Winecki v. West Seneca Post 8113, Inc.

643 N.Y.S.2d 292 | N.Y. App. Div. | 1996

Order unanimously reversed on the law without costs, motion granted and complaint dismissed. Memorandum: In this action, plaintiff alleges that, while she was walking across the dance floor in the banquet room of defendant’s premises, she was caused to slip and fall because of liquid on the floor. Supreme Court denied defendant’s motion for summary judgment dismissing the complaint. We reverse.

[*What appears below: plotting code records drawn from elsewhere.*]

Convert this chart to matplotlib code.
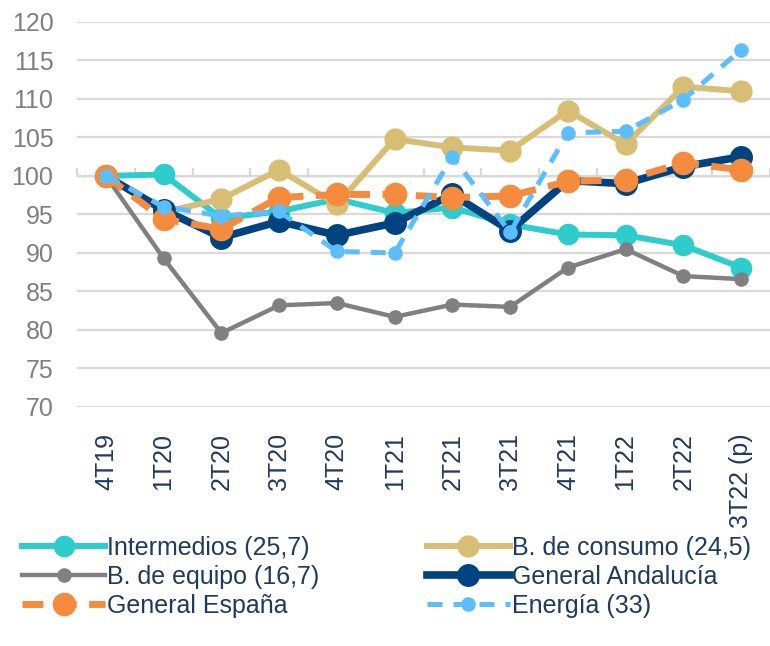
import numpy as np
import matplotlib
matplotlib.use("Agg")
import matplotlib.pyplot as plt

plt.rcParams['font.family'] = ['Liberation Sans', 'DejaVu Sans']

# quarters on the x axis
quarters = ['4T19', '1T20', '2T20', '3T20', '4T20', '1T21', '2T21', '3T21',
            '4T21', '1T22', '2T22', '3T22 (p)']

# index values (4T19 = 100)
intermedios = [100, 100.2, 94.5, 95.4, 97.0, 95.2, 95.9, 93.7, 92.4, 92.3, 91.0, 88.1]
consumo = [100, 95.3, 97.0, 100.8, 96.3, 104.8, 103.7, 103.3, 108.5, 104.1, 111.6, 111.0]
equipo = [100, 89.3, 79.6, 83.2, 83.5, 81.7, 83.3, 83.0, 88.1, 90.5, 87.0, 86.6]
andalucia = [100, 95.6, 92.0, 94.1, 92.3, 93.9, 97.6, 92.9, 99.4, 99.0, 101.2, 102.5]
espana = [100, 94.4, 93.1, 97.2, 97.6, 97.6, 97.2, 97.4, 99.3, 99.5, 101.7, 100.8]
energia = [100, 96.0, 94.8, 95.4, 90.2, 90.0, 102.5, 92.7, 105.6, 105.8, 109.9, 116.4]

labels = ['Intermedios (25,7)', 'B. de consumo (24,5)', 'B. de equipo (16,7)',
          'General Andalucía', 'General España', 'Energía (33)']

navy_text = '#1F3A5F'
grid_col = '#D9D9D9'

fig = plt.figure(figsize=(7.7, 6.46), dpi=100)
ax = fig.add_axes([0.1, 0.37, 0.9, 0.596])

x = np.arange(len(quarters))

l1, = ax.plot(x, intermedios, color='#2ECCCC', lw=4.3, marker='o', ms=14.5)
l2, = ax.plot(x, consumo, color='#D8BD75', lw=4.3, marker='o', ms=15)
l3, = ax.plot(x, equipo, color='#808080', lw=3.2, marker='o', ms=9.5)
l4, = ax.plot(x, andalucia, color='#004381', lw=5.5, marker='o', ms=15.5)
l5, = ax.plot(x, espana, color='#F58B3C', lw=5, ls=(0, (3, 1.8)), marker='o', ms=16)
l6, = ax.plot(x, energia, color='#5CBEFF', lw=3.6, ls=(0, (3, 2.2)), marker='o', ms=9.5)

ax.set_xlim(-0.5, len(quarters) - 0.5)
ax.set_ylim(70, 120)
ax.set_yticks(np.arange(70, 121, 5))
ax.grid(True, axis='y', color=grid_col, lw=1.6)
ax.set_axisbelow(True)
for s in ax.spines.values():
    s.set_visible(False)

ax.set_xticks(x)
ax.set_xticklabels(quarters, rotation=90, va='top', ha='center')
ax.tick_params(axis='x', length=0, pad=19, labelsize=18, labelcolor=navy_text)
ax.tick_params(axis='y', length=0, pad=17, labelsize=18, labelcolor='#7F7F7F')

# horizontal axis crossing at 100 with tick marks between categories
cross = (100 - 70) / 50
sec = ax.secondary_xaxis(cross)
sec.spines['bottom'].set_color(grid_col)
sec.spines['bottom'].set_linewidth(1.6)
sec.set_xticks(np.arange(-0.5, len(quarters), 1.0))
sec.tick_params(axis='x', direction='out', length=6, width=1.6, color=grid_col,
                labelbottom=False, labeltop=False)

# legend filled row by row (two columns)
handles = [l1, l3, l5, l2, l4, l6]
order = [0, 2, 4, 1, 3, 5]
fig.legend(handles, [labels[i] for i in order], loc='upper left',
           bbox_to_anchor=(0.029, 0.171), ncol=2,
           frameon=False, fontsize=18, labelcolor=navy_text,
           handlelength=3.3, handletextpad=0.1, columnspacing=4.3,
           labelspacing=0.2, borderaxespad=0, borderpad=0)

fig.savefig('out.png', dpi=100)
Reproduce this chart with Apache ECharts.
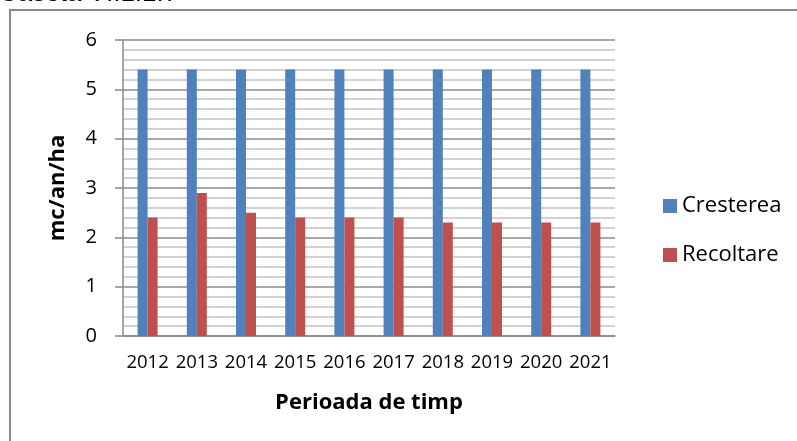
<!DOCTYPE html>
<html>
<head>
<meta charset="utf-8">
<script src="https://cdn.jsdelivr.net/npm/echarts@6/dist/echarts.min.js"></script>
<style>
html,body{margin:0;padding:0;background:#fff;}
#c{width:797px;height:441px;}
</style>
</head>
<body>
<div id="c"></div>
<script>
const categories = ['2012','2013','2014','2015','2016','2017','2018','2019','2020','2021'];
const cresterea = [5.4,5.4,5.4,5.4,5.4,5.4,5.4,5.4,5.4,5.4];
const recoltare = [2.4,2.9,2.5,2.4,2.4,2.4,2.3,2.3,2.3,2.3];
const seriesNames = ['Cresterea','Recoltare'];
const yTicks = {min:0, max:6, interval:1};
const titleText = 'Caseta VI.1.1.7';
const yName = 'mc/an/ha';
const xName = 'Perioada de timp';

const font = 'Open Sans';
const chart = echarts.init(document.getElementById('c'), null, {renderer:'canvas'});
chart.setOption({
  animation:false,
  backgroundColor:'#fff',
  color:['#4F81BD','#C0504D'],
  grid:{left:123, right:182, top:40, bottom:105, containLabel:false},
  graphic:[
    {type:'rect', shape:{x:10, y:10, width:800, height:450}, style:{fill:'none', stroke:'#8a8a8a', lineWidth:2}, z:-1},
    {type:'text', x:-1, y:-6.5, style:{text:titleText, font:'26px "Liberation Sans"', fill:'#000', verticalAlign:'middle'}}
  ],
  legend:{
    orient:'vertical', left:658, top:190, itemWidth:14, itemHeight:14, itemGap:27,
    icon:'rect', data:seriesNames,
    textStyle:{fontFamily:font, fontSize:22, color:'#000'}
  },
  xAxis:{
    type:'category', data:categories,
    name:xName, nameLocation:'middle', nameGap:56,
    nameTextStyle:{fontFamily:font, fontSize:22, fontWeight:'bold', color:'#000'},
    axisLine:{lineStyle:{color:'#8a8a8a', width:1.5}},
    axisTick:{show:false},
    axisLabel:{fontFamily:font, fontSize:18.5, color:'#000', margin:17, interval:0}
  },
  yAxis:{
    type:'value', min:yTicks.min, max:yTicks.max, interval:yTicks.interval,
    name:yName, nameLocation:'middle', nameGap:54, nameRotate:90,
    nameTextStyle:{fontFamily:font, fontSize:22, fontWeight:'bold', color:'#000'},
    axisLine:{show:true, lineStyle:{color:'#8a8a8a', width:1.5}},
    axisTick:{show:true, inside:false, length:8, lineStyle:{color:'#8a8a8a', width:1.5}},
    axisLabel:{fontFamily:font, fontSize:20, color:'#000', margin:26},
    splitLine:{show:true, lineStyle:{color:'#8c8c8c', width:1.5}},
    minorTick:{show:false, splitNumber:5},
    minorSplitLine:{show:true, lineStyle:{color:'#c4c4c4', width:1.5}}
  },
  series:[
    {name:seriesNames[0], type:'bar', data:cresterea, barWidth:10, barGap:'0%'},
    {name:seriesNames[1], type:'bar', data:recoltare, barWidth:10, barGap:'0%'}
  ]
});
</script>
</body>
</html>
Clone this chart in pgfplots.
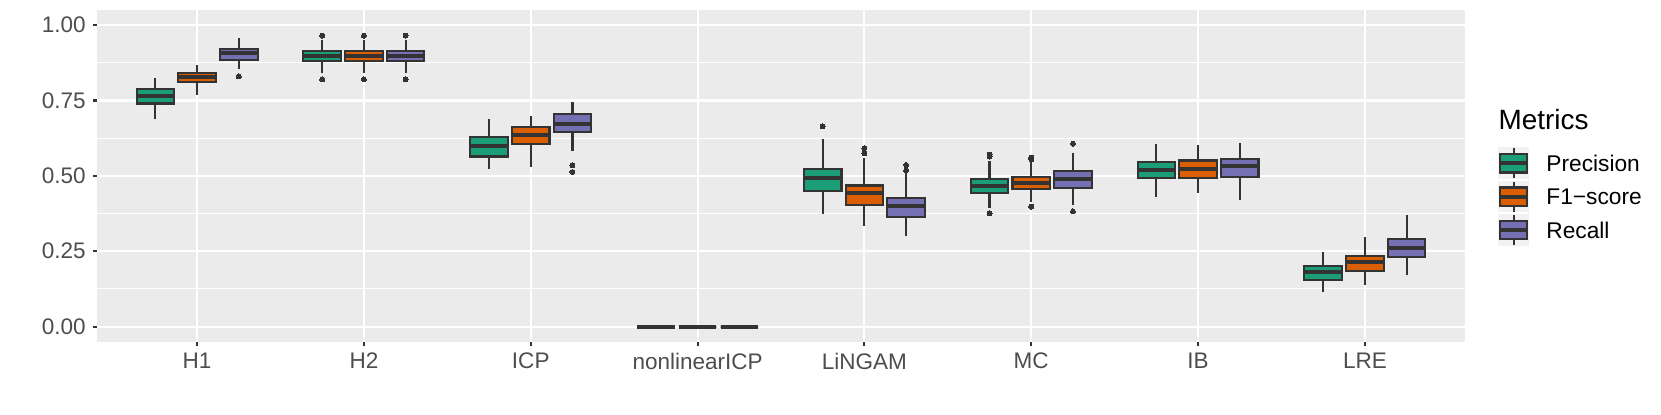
\documentclass[border=0pt]{standalone}
\usepackage{pgfplots}
\pgfplotsset{compat=1.18}
\usepgfplotslibrary{statistics}
\usepackage{fontspec}
\setmainfont{Liberation Sans}

\definecolor{panel}{HTML}{EBEBEB}
\definecolor{edge}{HTML}{333333}
\definecolor{lab}{HTML}{4D4D4D}
\definecolor{keybg}{HTML}{F2F2F2}
\definecolor{cprec}{HTML}{1B9E77}
\definecolor{cf1}{HTML}{D95F02}
\definecolor{crec}{HTML}{7570B3}

% #1 fill, #2 position, #3 lower whisker, #4 Q1, #5 median, #6 Q3, #7 upper whisker, #8 outliers
\newcommand{\bx}[8]{%
\addplot[draw=edge, fill=#1, line width=1.05bp, mark=*, mark size=1.25bp,
  mark options={fill=edge, draw=edge, line width=0pt},
  boxplot/draw direction=y,
  boxplot prepared={draw position=#2, lower whisker=#3, lower quartile=#4,
    median=#5, upper quartile=#6, upper whisker=#7,
    box extend=0.225, whisker extend=0}]
  coordinates {#8};}

\begin{document}
\begin{tikzpicture}
\useasboundingbox (-48.5bp,-36.65bp) rectangle (782bp,170.85bp);
\begin{axis}[
  at={(0,0)}, anchor=south west,
  scale only axis, width=684bp, height=165.85bp,
  xmin=0.4, xmax=8.6, ymin=-0.05, ymax=1.05,
  xtick={1,...,8},
  xticklabels={H1,H2,ICP,nonlinearICP,LiNGAM,MC,IB,LRE},
  ytick={0,0.25,0.5,0.75,1},
  yticklabels={0.00,0.25,0.50,0.75,1.00},
  minor ytick={0.125,0.375,0.625,0.875},
  xtick pos=bottom, ytick pos=left,
  tick align=outside, major tick length=2.1bp, minor tick length=0pt,
  tick style={draw=edge, line width=1.05bp},
  axis line style={draw=none},
  axis background/.style={fill=panel},
  xmajorgrids, ymajorgrids, yminorgrids,
  major grid style={white, line width=1.05bp},
  minor grid style={white, line width=0.53bp},
  ticklabel style={font=\fontsize{11.3}{13}\selectfont, text=lab},
  /pgf/number format/assume math mode=true,
  boxplot/every median/.style={line width=2bp},
  clip=false,
]
% H1
\bx{cprec}{0.75}{0.688}{0.740}{0.764}{0.787}{0.823}{}
\bx{cf1}{1.00}{0.769}{0.810}{0.828}{0.842}{0.867}{}
\bx{crec}{1.25}{0.853}{0.884}{0.909}{0.921}{0.956}{(1.25,0.830)}
% H2
\bx{cprec}{1.75}{0.840}{0.880}{0.897}{0.915}{0.952}{(1.75,0.820) (1.75,0.965)}
\bx{cf1}{2.00}{0.840}{0.880}{0.897}{0.915}{0.952}{(2,0.820) (2,0.965)}
\bx{crec}{2.25}{0.840}{0.880}{0.897}{0.915}{0.952}{(2.25,0.820) (2.25,0.965)}
% ICP
\bx{cprec}{2.75}{0.522}{0.564}{0.600}{0.628}{0.687}{}
\bx{cf1}{3.00}{0.530}{0.607}{0.634}{0.662}{0.698}{}
\bx{crec}{3.25}{0.582}{0.646}{0.672}{0.705}{0.745}{(3.25,0.535) (3.25,0.513)}
% nonlinearICP
\bx{cprec}{3.75}{0}{0}{0}{0}{0}{}
\bx{cf1}{4.00}{0}{0}{0}{0}{0}{}
\bx{crec}{4.25}{0}{0}{0}{0}{0}{}
% LiNGAM
\bx{cprec}{4.75}{0.373}{0.450}{0.492}{0.523}{0.623}{(4.75,0.664)}
\bx{cf1}{5.00}{0.335}{0.403}{0.443}{0.468}{0.558}{(5,0.592) (5,0.575)}
\bx{crec}{5.25}{0.302}{0.365}{0.401}{0.427}{0.508}{(5.25,0.536) (5.25,0.518)}
% MC
\bx{cprec}{5.75}{0.392}{0.442}{0.466}{0.490}{0.549}{(5.75,0.570) (5.75,0.564) (5.75,0.376)}
\bx{cf1}{6.00}{0.414}{0.456}{0.477}{0.497}{0.547}{(6,0.560) (6,0.555) (6,0.398)}
\bx{crec}{6.25}{0.403}{0.461}{0.491}{0.515}{0.577}{(6.25,0.607) (6.25,0.382)}
% IB
\bx{cprec}{6.75}{0.430}{0.494}{0.519}{0.545}{0.604}{}
\bx{cf1}{7.00}{0.444}{0.494}{0.524}{0.551}{0.601}{}
\bx{crec}{7.25}{0.419}{0.497}{0.531}{0.557}{0.608}{}
% LRE
\bx{cprec}{7.75}{0.115}{0.155}{0.180}{0.201}{0.246}{}
\bx{cf1}{8.00}{0.138}{0.185}{0.214}{0.235}{0.296}{}
\bx{crec}{8.25}{0.170}{0.230}{0.260}{0.291}{0.369}{}
\end{axis}
% legend
\node[anchor=base west, inner sep=0pt, font=\fontsize{14}{16}\selectfont] at (700.6bp,106.2bp) {Metrics};
\foreach \c/\y/\t in {cprec/89.2/Precision, cf1/72.5/F1−score, crec/55.85/Recall} {
  \fill[keybg] (700.5bp,\y bp-7.9bp) rectangle (716.2bp,\y bp+7.9bp);
  \draw[edge, line width=1.05bp] (708.3bp,\y bp-7.5bp) -- (708.3bp,\y bp+7.5bp);
  \draw[edge, fill=\c, line width=1.05bp] (701.5bp,\y bp-4.6bp) rectangle (715.1bp,\y bp+4.6bp);
  \draw[edge, line width=2bp] (701.5bp,\y bp) -- (715.1bp,\y bp);
  \node[anchor=west, inner sep=0pt, font=\fontsize{11.4}{13}\selectfont] at (724.5bp,\y bp) {\t};
}
\end{tikzpicture}
\end{document}
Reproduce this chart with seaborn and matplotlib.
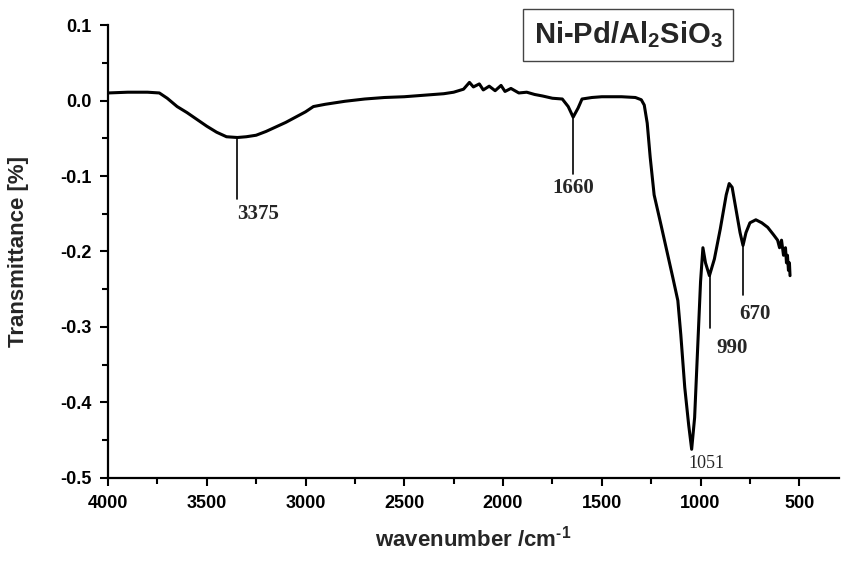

In slip and fall cases involving the presence of slippery or wet substances, absent evidence that the owner of the premises created a dangerous condition, "liability [can] be predicated only on failure of [the owner] to remedy the danger presented by the liquid after actual or constructive notice of the condition” (Piacquadio v Recine Realty Corp., 84 NY2d 967, 969; see, Monje v Wegman’s Enters., 192 AD2d 1133; Anderson v Klein’s Foods, 139 AD2d 904, affd 73 NY2d 835, rearg denied 73 NY2d 918). There is no merit to the contention of plaintiff that defendant created the dangerous condition because the configuration of its banquet room required patrons to carry their drinks across the dance floor from the bar to their tables, thereby creating a danger of spills (see, Fink v Board of Educ., 117 AD2d 704, lv denied 68 NY2d 607).

We further conclude that defendant met its initial burden of showing that it did not have actual notice of the alleged dangerous condition, and that plaintiff failed to raise an issue of fact in response to that proof.

With respect to constructive notice, there is no evidence regarding when the liquid was spilled on the floor. Plaintiff merely speculates that, before she fell, someone must have *979spilled liquid while walking across the floor. There is, therefore, no basis to conclude that the liquid was on the floor a sufficient length of time that defendant, in the exercise of due care, should have known of and corrected the condition (see, Gordon v American Museum of Natural History, 67 NY2d 836, 838; Anderson v Klein’s Foods, supra, at 905). Further, an owner’s "general awareness” that a dangerous condition may exist is insufficient to support a finding that the owner had constructive notice of the specific condition that caused the plaintiff to slip and fall (Gordon v American Museum of Natural History, supra, at 838; see, Piacquadio v Recine Realty Corp., supra, at 969; Snyder v Golub Corp., 199 AD2d 776, 777, lv denied 83 NY2d 754). Thus, the fact that defendant’s past president checked the dance floor for spills every 15 to 20 minutes that evening, without more, is insufficient to raise an issue of fact with respect to constructive notice. (Appeal from Order of Supreme Court, Erie County, Glownia, J. — Summary Judgment.) Present — Denman, P. J., Green, Wesley, Balio and Boehm, JJ.